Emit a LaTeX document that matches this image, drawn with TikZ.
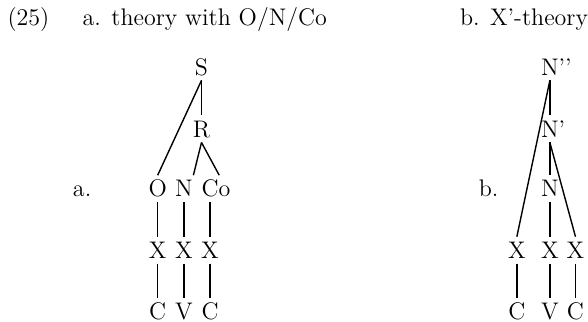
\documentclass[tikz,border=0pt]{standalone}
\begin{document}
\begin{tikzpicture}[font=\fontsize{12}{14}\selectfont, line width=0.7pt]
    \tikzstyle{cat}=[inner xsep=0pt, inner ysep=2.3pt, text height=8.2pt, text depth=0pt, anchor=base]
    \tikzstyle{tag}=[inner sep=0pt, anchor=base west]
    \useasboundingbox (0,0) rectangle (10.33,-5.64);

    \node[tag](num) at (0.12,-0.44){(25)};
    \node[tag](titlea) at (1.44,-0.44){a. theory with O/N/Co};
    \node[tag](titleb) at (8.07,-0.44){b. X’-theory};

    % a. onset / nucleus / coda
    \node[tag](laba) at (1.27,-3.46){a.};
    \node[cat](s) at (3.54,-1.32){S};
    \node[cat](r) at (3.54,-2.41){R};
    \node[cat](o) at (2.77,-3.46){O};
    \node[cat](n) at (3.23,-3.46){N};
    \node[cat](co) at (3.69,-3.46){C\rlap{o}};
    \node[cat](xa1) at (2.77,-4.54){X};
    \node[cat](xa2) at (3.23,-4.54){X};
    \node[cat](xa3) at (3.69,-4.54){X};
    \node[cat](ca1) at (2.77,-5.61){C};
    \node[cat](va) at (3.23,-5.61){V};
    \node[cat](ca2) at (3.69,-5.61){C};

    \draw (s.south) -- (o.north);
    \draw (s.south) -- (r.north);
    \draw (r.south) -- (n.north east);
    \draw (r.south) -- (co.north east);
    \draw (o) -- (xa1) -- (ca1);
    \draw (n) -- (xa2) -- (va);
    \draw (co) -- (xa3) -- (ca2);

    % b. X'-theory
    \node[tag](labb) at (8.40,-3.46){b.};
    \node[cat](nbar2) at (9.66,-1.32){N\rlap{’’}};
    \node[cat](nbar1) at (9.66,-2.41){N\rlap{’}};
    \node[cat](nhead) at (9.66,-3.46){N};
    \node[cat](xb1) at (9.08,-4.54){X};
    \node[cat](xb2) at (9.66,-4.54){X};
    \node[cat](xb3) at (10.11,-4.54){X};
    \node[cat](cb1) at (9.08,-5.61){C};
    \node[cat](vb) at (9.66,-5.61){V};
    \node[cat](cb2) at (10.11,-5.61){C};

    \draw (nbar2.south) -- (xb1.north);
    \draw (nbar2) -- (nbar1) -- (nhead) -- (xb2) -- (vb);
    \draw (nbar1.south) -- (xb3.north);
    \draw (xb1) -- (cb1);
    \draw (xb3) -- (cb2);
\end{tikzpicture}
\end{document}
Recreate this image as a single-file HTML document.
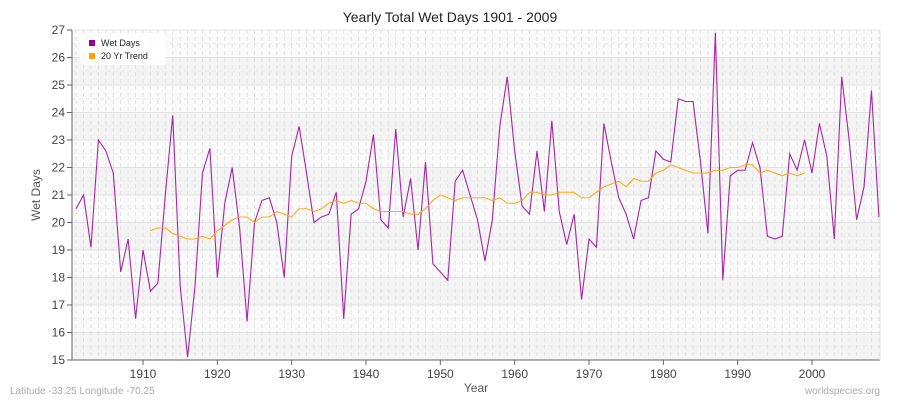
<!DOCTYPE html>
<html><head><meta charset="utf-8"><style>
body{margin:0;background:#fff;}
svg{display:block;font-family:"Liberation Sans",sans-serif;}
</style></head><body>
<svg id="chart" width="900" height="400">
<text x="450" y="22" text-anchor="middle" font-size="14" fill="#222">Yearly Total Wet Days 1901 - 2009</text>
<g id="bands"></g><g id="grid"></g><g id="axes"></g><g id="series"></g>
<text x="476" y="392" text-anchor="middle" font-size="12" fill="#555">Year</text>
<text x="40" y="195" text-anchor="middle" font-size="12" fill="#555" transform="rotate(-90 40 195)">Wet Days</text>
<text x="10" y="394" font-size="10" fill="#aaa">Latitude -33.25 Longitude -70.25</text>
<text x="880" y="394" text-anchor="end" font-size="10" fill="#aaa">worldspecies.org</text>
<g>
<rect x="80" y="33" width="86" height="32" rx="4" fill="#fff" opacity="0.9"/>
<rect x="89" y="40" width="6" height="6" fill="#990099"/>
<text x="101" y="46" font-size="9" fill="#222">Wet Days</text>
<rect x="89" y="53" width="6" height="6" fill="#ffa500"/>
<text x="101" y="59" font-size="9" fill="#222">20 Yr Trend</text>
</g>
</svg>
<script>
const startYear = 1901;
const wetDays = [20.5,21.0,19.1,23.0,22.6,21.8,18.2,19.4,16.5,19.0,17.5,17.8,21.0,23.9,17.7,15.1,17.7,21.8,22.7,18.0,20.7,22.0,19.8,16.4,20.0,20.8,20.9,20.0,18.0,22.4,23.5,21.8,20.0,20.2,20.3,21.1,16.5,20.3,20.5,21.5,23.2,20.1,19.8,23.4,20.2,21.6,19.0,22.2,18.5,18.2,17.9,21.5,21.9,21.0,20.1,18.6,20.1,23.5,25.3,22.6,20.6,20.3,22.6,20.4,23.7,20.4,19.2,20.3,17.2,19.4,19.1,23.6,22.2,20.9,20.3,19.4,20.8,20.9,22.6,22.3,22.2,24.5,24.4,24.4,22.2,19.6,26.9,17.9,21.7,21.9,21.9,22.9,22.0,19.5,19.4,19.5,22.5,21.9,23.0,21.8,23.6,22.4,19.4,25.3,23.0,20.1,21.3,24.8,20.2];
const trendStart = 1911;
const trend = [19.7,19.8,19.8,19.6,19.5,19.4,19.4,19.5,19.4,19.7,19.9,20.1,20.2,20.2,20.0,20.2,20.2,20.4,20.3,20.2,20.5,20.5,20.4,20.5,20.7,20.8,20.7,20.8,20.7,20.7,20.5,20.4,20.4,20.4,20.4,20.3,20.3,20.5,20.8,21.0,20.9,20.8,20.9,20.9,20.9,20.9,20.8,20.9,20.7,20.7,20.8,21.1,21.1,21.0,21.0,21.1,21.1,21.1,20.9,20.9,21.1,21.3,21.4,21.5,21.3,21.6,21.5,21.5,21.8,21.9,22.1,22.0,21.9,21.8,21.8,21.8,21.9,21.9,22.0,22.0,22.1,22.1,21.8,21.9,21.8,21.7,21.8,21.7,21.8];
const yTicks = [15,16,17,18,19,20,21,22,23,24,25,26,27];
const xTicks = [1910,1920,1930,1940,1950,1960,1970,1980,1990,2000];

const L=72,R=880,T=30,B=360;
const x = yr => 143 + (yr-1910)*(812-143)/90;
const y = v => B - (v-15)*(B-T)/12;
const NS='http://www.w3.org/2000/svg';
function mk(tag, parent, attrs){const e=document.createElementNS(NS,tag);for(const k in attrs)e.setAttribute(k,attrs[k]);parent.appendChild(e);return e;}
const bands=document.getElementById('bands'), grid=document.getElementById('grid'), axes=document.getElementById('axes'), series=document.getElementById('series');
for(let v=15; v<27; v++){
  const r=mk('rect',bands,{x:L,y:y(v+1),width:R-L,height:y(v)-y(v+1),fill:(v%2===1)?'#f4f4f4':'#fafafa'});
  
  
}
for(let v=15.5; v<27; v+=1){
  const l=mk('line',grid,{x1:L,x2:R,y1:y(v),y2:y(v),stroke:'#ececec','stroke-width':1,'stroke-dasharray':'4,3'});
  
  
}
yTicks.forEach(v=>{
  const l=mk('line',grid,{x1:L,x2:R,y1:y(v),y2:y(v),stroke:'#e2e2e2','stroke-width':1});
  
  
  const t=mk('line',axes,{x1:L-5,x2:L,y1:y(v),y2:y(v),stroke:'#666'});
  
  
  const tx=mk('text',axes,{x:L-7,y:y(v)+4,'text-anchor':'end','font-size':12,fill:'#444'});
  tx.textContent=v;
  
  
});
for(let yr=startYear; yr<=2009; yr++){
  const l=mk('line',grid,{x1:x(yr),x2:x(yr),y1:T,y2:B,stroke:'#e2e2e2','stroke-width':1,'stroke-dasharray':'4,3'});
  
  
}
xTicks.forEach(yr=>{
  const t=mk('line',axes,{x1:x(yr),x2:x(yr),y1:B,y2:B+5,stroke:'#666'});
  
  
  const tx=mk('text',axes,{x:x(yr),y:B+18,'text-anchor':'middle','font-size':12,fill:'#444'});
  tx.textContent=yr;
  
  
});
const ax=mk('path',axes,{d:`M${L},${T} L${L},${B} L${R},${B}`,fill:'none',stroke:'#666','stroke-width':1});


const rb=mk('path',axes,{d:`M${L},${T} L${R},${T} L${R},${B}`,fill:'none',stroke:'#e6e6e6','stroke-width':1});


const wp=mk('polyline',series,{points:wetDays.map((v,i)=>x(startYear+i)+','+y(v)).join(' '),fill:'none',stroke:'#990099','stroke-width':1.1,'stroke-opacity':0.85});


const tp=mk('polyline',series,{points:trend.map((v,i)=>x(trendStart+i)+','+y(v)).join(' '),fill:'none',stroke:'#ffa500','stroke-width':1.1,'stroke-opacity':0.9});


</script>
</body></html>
...
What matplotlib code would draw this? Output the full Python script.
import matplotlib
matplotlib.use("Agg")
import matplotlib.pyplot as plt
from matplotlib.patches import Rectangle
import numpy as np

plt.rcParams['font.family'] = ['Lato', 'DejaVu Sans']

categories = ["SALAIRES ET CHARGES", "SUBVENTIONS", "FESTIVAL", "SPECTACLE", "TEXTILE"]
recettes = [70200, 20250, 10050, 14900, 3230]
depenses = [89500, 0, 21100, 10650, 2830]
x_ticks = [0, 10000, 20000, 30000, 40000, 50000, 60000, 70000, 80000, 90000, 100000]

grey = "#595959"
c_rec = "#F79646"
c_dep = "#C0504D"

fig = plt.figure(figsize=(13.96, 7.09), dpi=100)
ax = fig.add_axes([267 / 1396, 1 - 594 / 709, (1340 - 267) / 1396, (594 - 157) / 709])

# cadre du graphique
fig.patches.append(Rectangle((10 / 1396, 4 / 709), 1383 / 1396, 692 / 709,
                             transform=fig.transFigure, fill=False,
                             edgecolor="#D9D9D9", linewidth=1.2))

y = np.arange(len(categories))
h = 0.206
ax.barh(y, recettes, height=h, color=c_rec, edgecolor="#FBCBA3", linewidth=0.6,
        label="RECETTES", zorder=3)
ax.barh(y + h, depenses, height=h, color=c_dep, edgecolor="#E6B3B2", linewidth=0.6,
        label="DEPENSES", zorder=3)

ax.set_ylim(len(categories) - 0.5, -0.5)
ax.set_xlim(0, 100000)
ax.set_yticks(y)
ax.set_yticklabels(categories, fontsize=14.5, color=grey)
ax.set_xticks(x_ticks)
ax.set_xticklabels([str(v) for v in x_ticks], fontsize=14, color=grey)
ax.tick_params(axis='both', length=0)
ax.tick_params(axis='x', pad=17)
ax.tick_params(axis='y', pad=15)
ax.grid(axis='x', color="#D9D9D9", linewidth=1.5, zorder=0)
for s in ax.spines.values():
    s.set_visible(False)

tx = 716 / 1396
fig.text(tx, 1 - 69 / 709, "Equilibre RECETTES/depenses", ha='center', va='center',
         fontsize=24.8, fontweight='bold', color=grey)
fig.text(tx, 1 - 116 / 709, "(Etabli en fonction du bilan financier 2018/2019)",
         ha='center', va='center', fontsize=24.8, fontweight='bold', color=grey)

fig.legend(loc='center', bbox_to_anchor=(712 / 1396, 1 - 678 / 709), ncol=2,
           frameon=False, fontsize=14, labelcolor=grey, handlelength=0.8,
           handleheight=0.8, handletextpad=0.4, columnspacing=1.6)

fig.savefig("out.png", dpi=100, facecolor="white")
* * *
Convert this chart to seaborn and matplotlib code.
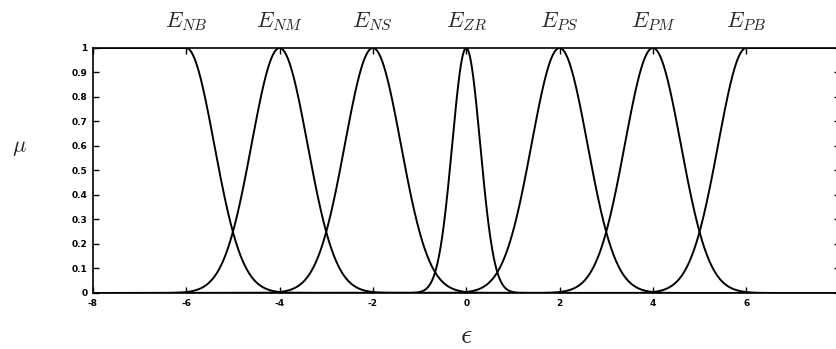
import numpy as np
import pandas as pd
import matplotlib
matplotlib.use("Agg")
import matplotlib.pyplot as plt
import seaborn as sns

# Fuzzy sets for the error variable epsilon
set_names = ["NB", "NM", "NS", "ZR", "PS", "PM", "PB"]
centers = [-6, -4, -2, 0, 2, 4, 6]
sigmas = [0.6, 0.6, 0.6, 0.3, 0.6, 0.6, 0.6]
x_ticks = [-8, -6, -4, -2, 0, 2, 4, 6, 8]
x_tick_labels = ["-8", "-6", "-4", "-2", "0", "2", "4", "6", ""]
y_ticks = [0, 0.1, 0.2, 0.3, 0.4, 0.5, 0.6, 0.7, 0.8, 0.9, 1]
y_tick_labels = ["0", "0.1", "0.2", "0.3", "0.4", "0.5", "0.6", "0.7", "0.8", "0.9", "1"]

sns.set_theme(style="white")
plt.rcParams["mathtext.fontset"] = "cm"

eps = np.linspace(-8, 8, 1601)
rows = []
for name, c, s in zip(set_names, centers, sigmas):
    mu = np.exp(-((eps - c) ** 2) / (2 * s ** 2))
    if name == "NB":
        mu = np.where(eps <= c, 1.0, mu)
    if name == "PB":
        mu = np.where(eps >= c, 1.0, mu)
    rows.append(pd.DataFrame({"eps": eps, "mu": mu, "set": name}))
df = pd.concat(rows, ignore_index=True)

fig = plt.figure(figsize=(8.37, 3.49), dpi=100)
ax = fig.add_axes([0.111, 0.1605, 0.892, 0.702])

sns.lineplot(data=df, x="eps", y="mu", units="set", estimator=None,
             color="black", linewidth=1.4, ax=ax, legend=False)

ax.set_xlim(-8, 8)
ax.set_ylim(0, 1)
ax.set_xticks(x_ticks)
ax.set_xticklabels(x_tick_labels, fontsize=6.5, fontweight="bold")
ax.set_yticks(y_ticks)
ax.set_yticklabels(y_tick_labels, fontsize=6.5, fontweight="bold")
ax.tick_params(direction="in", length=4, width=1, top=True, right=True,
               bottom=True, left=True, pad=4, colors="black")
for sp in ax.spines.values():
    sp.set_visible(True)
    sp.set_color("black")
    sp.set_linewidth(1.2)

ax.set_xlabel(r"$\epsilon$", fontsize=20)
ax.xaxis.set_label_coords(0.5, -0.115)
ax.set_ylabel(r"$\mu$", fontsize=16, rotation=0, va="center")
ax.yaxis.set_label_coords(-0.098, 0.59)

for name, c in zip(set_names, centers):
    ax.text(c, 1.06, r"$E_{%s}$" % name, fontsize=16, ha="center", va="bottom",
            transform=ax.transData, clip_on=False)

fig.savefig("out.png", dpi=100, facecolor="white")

**What you are asked to do**
Pull every line containing the word "with" out of the material.

**Completed exercise**
Emit a LaTeX document that matches this image, drawn with TikZ.
    \node[tag](titlea) at (1.44,-0.44){a. theory with O/N/Co};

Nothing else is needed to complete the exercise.